__INFORMATION SUPPLIED__:
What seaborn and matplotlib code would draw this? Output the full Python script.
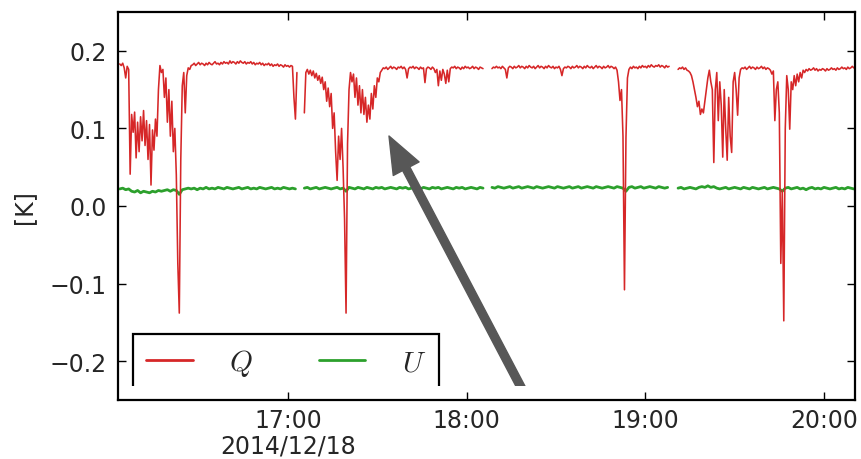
import numpy as np
import pandas as pd
import matplotlib
matplotlib.use("Agg")
import matplotlib.pyplot as plt
import matplotlib.dates as mdates
from matplotlib.ticker import FuncFormatter
from matplotlib.lines import Line2D
from matplotlib.patches import Rectangle
import seaborn as sns

# ---- data -------------------------------------------------------------
# Q sampled every 30 s, U every 60 s; each block is one uninterrupted scan.
q_starts = ["2014-12-18 16:03:30", "2014-12-18 17:05:30",
            "2014-12-18 18:08:30", "2014-12-18 19:11:00"]
u_starts = ["2014-12-18 16:03:30", "2014-12-18 17:05:30",
            "2014-12-18 18:08:30", "2014-12-18 19:11:00"]

q_block1 = [
    0.183, 0.181, 0.184, 0.178, 0.165, 0.180, 0.176, 0.041, 0.118, 0.095,
    0.121, 0.062, 0.108, 0.070, 0.115, 0.084, 0.123, 0.078, 0.110, 0.060,
    0.105, 0.027, 0.098, 0.072, 0.112, 0.090, 0.150, 0.181, 0.172, 0.176,
    0.140, 0.165, 0.108, 0.150, 0.090, 0.135, 0.070, 0.100, 0.040, -0.074,
    -0.138, 0.060, 0.155, 0.172, 0.120, 0.168, 0.178, 0.176, 0.181,
    0.182, 0.184, 0.181, 0.183, 0.185, 0.182, 0.184, 0.183, 0.181, 0.184,
    0.182, 0.185, 0.183, 0.182, 0.184, 0.186, 0.183, 0.184, 0.182, 0.185,
    0.183, 0.186, 0.184, 0.185, 0.183, 0.187, 0.184, 0.186, 0.185, 0.183,
    0.186, 0.184, 0.187, 0.185, 0.184, 0.186, 0.183, 0.185, 0.184, 0.186,
    0.183, 0.185, 0.182, 0.184, 0.183, 0.185, 0.182, 0.184, 0.181, 0.183,
    0.182, 0.184, 0.181, 0.183, 0.180, 0.182, 0.181, 0.183, 0.180, 0.182,
    0.181, 0.179, 0.182, 0.180, 0.181, 0.179, 0.181, 0.180,
    0.140, 0.112, 0.172,
]
q_block2 = [
    0.120, 0.172, 0.176, 0.170, 0.175, 0.168, 0.174, 0.165, 0.171, 0.162,
    0.168, 0.158, 0.166, 0.150, 0.160, 0.135, 0.152, 0.128, 0.145, 0.100,
    0.120, 0.070, 0.033, 0.090, 0.060, 0.100, 0.050, -0.017, -0.138,
    0.080, 0.150, 0.172, 0.160, 0.170, 0.140, 0.165, 0.130, 0.155, 0.120,
    0.150, 0.118, 0.140, 0.108, 0.130, 0.112, 0.145, 0.125, 0.155, 0.140,
    0.165, 0.160, 0.172, 0.175,
    0.178, 0.177, 0.179, 0.176, 0.178, 0.180, 0.177, 0.179, 0.178, 0.176,
    0.179, 0.178, 0.180, 0.177, 0.179, 0.176, 0.165, 0.177, 0.179, 0.178,
    0.180, 0.177, 0.179, 0.178, 0.176, 0.179, 0.177, 0.178, 0.159, 0.177,
    0.179, 0.178, 0.176, 0.179, 0.177, 0.172, 0.176, 0.155, 0.174, 0.162,
    0.176, 0.170, 0.158, 0.175, 0.160, 0.177, 0.179, 0.178, 0.180, 0.177,
    0.179, 0.178, 0.176, 0.179, 0.177, 0.180, 0.178, 0.179, 0.177, 0.178,
    0.180, 0.177, 0.179, 0.178, 0.176, 0.179, 0.178, 0.177,
]
q_block3 = [
    0.177, 0.179, 0.178, 0.180, 0.178, 0.179, 0.177, 0.180, 0.178, 0.176,
    0.165, 0.178, 0.180, 0.179, 0.177, 0.180, 0.178, 0.179, 0.181, 0.178,
    0.180, 0.179, 0.177, 0.180, 0.178, 0.181, 0.179, 0.178, 0.180, 0.177,
    0.179, 0.181, 0.178, 0.180, 0.179, 0.177, 0.180, 0.178, 0.181, 0.179,
    0.178, 0.180, 0.177, 0.179, 0.178, 0.180, 0.176, 0.168, 0.177, 0.179,
    0.178, 0.180, 0.179, 0.177, 0.180, 0.178, 0.179, 0.181, 0.178, 0.180,
    0.179, 0.177, 0.180, 0.178, 0.181, 0.179, 0.178, 0.180, 0.177, 0.179,
    0.181, 0.178, 0.180, 0.179, 0.177, 0.180, 0.178, 0.179, 0.181, 0.178,
    0.180, 0.179, 0.177, 0.179, 0.175, 0.160, 0.136, 0.150, 0.090, -0.108,
    0.088, 0.165, 0.176, 0.179, 0.177, 0.180, 0.178, 0.179, 0.177, 0.180,
    0.178, 0.181, 0.179, 0.180, 0.178, 0.181, 0.179, 0.182, 0.180, 0.179,
    0.181, 0.180, 0.182, 0.179, 0.181, 0.180, 0.178, 0.181, 0.179, 0.180,
]
q_block4 = [
    0.176, 0.178, 0.177, 0.179, 0.176, 0.178, 0.175, 0.174,
    0.172, 0.168, 0.160, 0.150, 0.140, 0.128, 0.135, 0.118, 0.125, 0.120,
    0.135, 0.150, 0.165, 0.175,
    0.160, 0.150, 0.056, 0.150, 0.172, 0.110, 0.160, 0.130, 0.063, 0.150,
    0.100, 0.059, 0.140, 0.090, 0.069, 0.160, 0.172, 0.150, 0.117, 0.165,
    0.176,
    0.178, 0.177, 0.179, 0.176, 0.178, 0.180, 0.177, 0.179, 0.178, 0.176,
    0.179, 0.177, 0.178, 0.180, 0.177, 0.179, 0.176, 0.178, 0.177, 0.175,
    0.170, 0.174, 0.110, 0.150, 0.160, 0.120, -0.074, 0.020, -0.148, 0.100,
    0.168, 0.150, 0.099, 0.160, 0.150, 0.168, 0.155, 0.170, 0.160, 0.172,
    0.165, 0.175, 0.172,
    0.176, 0.174, 0.177, 0.175, 0.176, 0.178, 0.175, 0.177, 0.174, 0.176,
    0.175, 0.177, 0.176, 0.174, 0.177, 0.175, 0.176, 0.178, 0.176, 0.177,
    0.175, 0.178, 0.176, 0.177, 0.179, 0.177, 0.178, 0.176, 0.179, 0.177,
    0.178, 0.180, 0.178, 0.179,
]

u_block1 = [
    0.022, 0.023, 0.021, 0.022,
    0.019, 0.018, 0.020, 0.017, 0.019, 0.018, 0.017, 0.019, 0.018, 0.020, 0.019,
    0.020, 0.021, 0.019, 0.021, 0.020,
    0.015,
    0.021, 0.022, 0.023, 0.022, 0.023, 0.021, 0.023, 0.022, 0.024, 0.022,
    0.023, 0.022, 0.024, 0.023, 0.022, 0.024, 0.023, 0.022, 0.023, 0.024,
    0.022, 0.023, 0.024, 0.022, 0.023, 0.022, 0.024, 0.023, 0.022, 0.023,
    0.024, 0.022, 0.023, 0.022, 0.024, 0.023, 0.022, 0.023, 0.022,
]
u_block2 = [
    0.023, 0.024, 0.022, 0.023, 0.024, 0.022, 0.023, 0.024, 0.023, 0.022,
    0.023, 0.024, 0.022, 0.023, 0.019, 0.024, 0.023, 0.022, 0.024, 0.023,
    0.022, 0.024, 0.023, 0.022, 0.024, 0.023, 0.024, 0.022, 0.023, 0.024,
    0.023, 0.022, 0.024, 0.023, 0.024, 0.022, 0.023, 0.024, 0.023, 0.022,
    0.024, 0.023, 0.022, 0.024, 0.023, 0.024, 0.022, 0.023, 0.024, 0.023,
    0.022, 0.024, 0.023, 0.024, 0.022, 0.023, 0.024, 0.023, 0.022, 0.024,
    0.023,
]
u_block3 = [
    0.024, 0.023, 0.025, 0.024, 0.023, 0.024, 0.025, 0.023, 0.024, 0.025,
    0.023, 0.024, 0.025, 0.024, 0.023, 0.025, 0.024, 0.023, 0.024, 0.025,
    0.024, 0.023, 0.025, 0.024, 0.023, 0.024, 0.025, 0.023, 0.024, 0.025,
    0.023, 0.024, 0.025, 0.024, 0.023, 0.025, 0.024, 0.023, 0.024, 0.025,
    0.024, 0.023, 0.025, 0.024, 0.023, 0.019, 0.024, 0.025, 0.023, 0.024,
    0.025, 0.023, 0.024, 0.025, 0.024, 0.023, 0.025, 0.024, 0.023, 0.024,
]
u_block4 = [
    0.023, 0.024, 0.022, 0.023, 0.024, 0.023, 0.022, 0.024, 0.025, 0.024,
    0.026, 0.024, 0.025, 0.023, 0.022, 0.023, 0.024, 0.022, 0.023, 0.024,
    0.023, 0.022, 0.024, 0.023, 0.022, 0.024, 0.023, 0.022, 0.023, 0.024,
    0.022, 0.023, 0.024, 0.023, 0.022, 0.019, 0.023, 0.024, 0.022, 0.023,
    0.024, 0.022, 0.023, 0.021, 0.023, 0.024, 0.022, 0.023, 0.022, 0.024,
    0.023, 0.022, 0.023, 0.024, 0.022, 0.023, 0.022, 0.024, 0.023, 0.022,
]

legend_labels = ["$Q$", "$U$"]
y_ticks = [-0.2, -0.1, 0.0, 0.1, 0.2]
date_label = "2014/12/18"

RED = "#d62728"
GREEN = "#2ca02c"

# ---- tidy table ---------------------------------------------------------
def blocks_to_frame(name, starts, blocks, step_s):
    parts = []
    for i, (start, vals) in enumerate(zip(starts, blocks)):
        t = pd.Timestamp(start) + pd.to_timedelta(np.arange(len(vals)) * step_s, unit="s")
        parts.append(pd.DataFrame({"time": t, "value": vals,
                                   "component": name, "scan": f"{name}{i}"}))
    return pd.concat(parts, ignore_index=True)

df_q = blocks_to_frame("Q", q_starts, [q_block1, q_block2, q_block3, q_block4], 30)
df_u = blocks_to_frame("U", u_starts, [u_block1, u_block2, u_block3, u_block4], 60)

# ---- figure -------------------------------------------------------------
sns.set_theme(style="white")
plt.rcParams["font.family"] = ["DejaVu Sans"]
plt.rcParams["mathtext.fontset"] = "cm"
plt.rcParams["axes.unicode_minus"] = True

fig = plt.figure(figsize=(8.62, 4.6), dpi=100)
ax = fig.add_axes([118 / 862, 59 / 460, 737 / 862, 388 / 460])

sns.lineplot(data=df_u, x="time", y="value", units="scan", estimator=None,
             sort=False, color=GREEN, linewidth=2.0, ax=ax, legend=False)
sns.lineplot(data=df_q, x="time", y="value", units="scan", estimator=None,
             sort=False, color=RED, linewidth=1.15, ax=ax, legend=False)

ax.set_xlim(pd.Timestamp("2014-12-18 16:02:55"), pd.Timestamp("2014-12-18 20:10:25"))
ax.set_ylim(-0.25, 0.25)
ax.set_yticks(y_ticks)
ax.yaxis.set_major_formatter(FuncFormatter(lambda v, p: f"{v:.1f}".replace("-", "\u2212")))

ax.xaxis.set_major_locator(mdates.HourLocator())


def time_fmt(v, pos):
    d = mdates.num2date(v)
    s = d.strftime("%H:%M")
    if d.hour == 17:
        s += "\n" + date_label
    return s


ax.xaxis.set_major_formatter(FuncFormatter(time_fmt))
for lbl in ax.get_xticklabels():
    lbl.set_linespacing(1.05)

ax.set_xlabel("")
ax.set_ylabel("[K]", fontsize=17, labelpad=10)
ax.tick_params(axis="both", which="major", direction="in", length=6, width=1,
               color="black", labelsize=17, top=True, right=True,
               bottom=True, left=True)
ax.tick_params(axis="x", pad=6)
ax.tick_params(axis="y", pad=8)
for sp in ax.spines.values():
    sp.set_color("black")
    sp.set_linewidth(1.6)
    sp.set_zorder(8)
ax.xaxis.set_zorder(7)
ax.yaxis.set_zorder(7)

# legend
handles = [Line2D([], [], color=RED, lw=2), Line2D([], [], color=GREEN, lw=2)]
leg = ax.legend(handles, legend_labels, loc="upper left",
                bbox_to_anchor=((133 - 118) / 737, (401 - 335) / 388),
                borderaxespad=0, ncol=2, fontsize=21, frameon=True,
                fancybox=False, framealpha=1, edgecolor="black",
                handlelength=1.6, handletextpad=1.25, columnspacing=2.25,
                borderpad=0.45)
leg.get_frame().set_linewidth(1.6)

# annotation arrow
ax.annotate("", xy=(0.3677, 0.6804), xytext=(0.5495, 0.0232),
            xycoords="axes fraction", textcoords="axes fraction",
            arrowprops=dict(arrowstyle="simple,head_length=2.66,head_width=2.1,tail_width=0.58",
                            mutation_scale=10, fc="#575757", ec="#575757",
                            shrinkA=0, shrinkB=0))

# blank band along the lower edge of the legend and the arrow tail
ax.add_patch(Rectangle((0.0176, 0.006), 0.54, 0.030, transform=ax.transAxes,
                       facecolor="white", edgecolor="none", zorder=6,
                       clip_on=False))

fig.savefig("out.png", dpi=100)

__PROBLEM DETAILS__:
Set down again, exactly, the lines of the material above from its first line to the one with "import seaborn as sns", inclusive. Leave the pictures out.

__CORRECT ANSWER__:
What seaborn and matplotlib code would draw this? Output the full Python script.
import numpy as np
import pandas as pd
import matplotlib
matplotlib.use("Agg")
import matplotlib.pyplot as plt
import matplotlib.dates as mdates
from matplotlib.ticker import FuncFormatter
from matplotlib.lines import Line2D
from matplotlib.patches import Rectangle
import seaborn as sns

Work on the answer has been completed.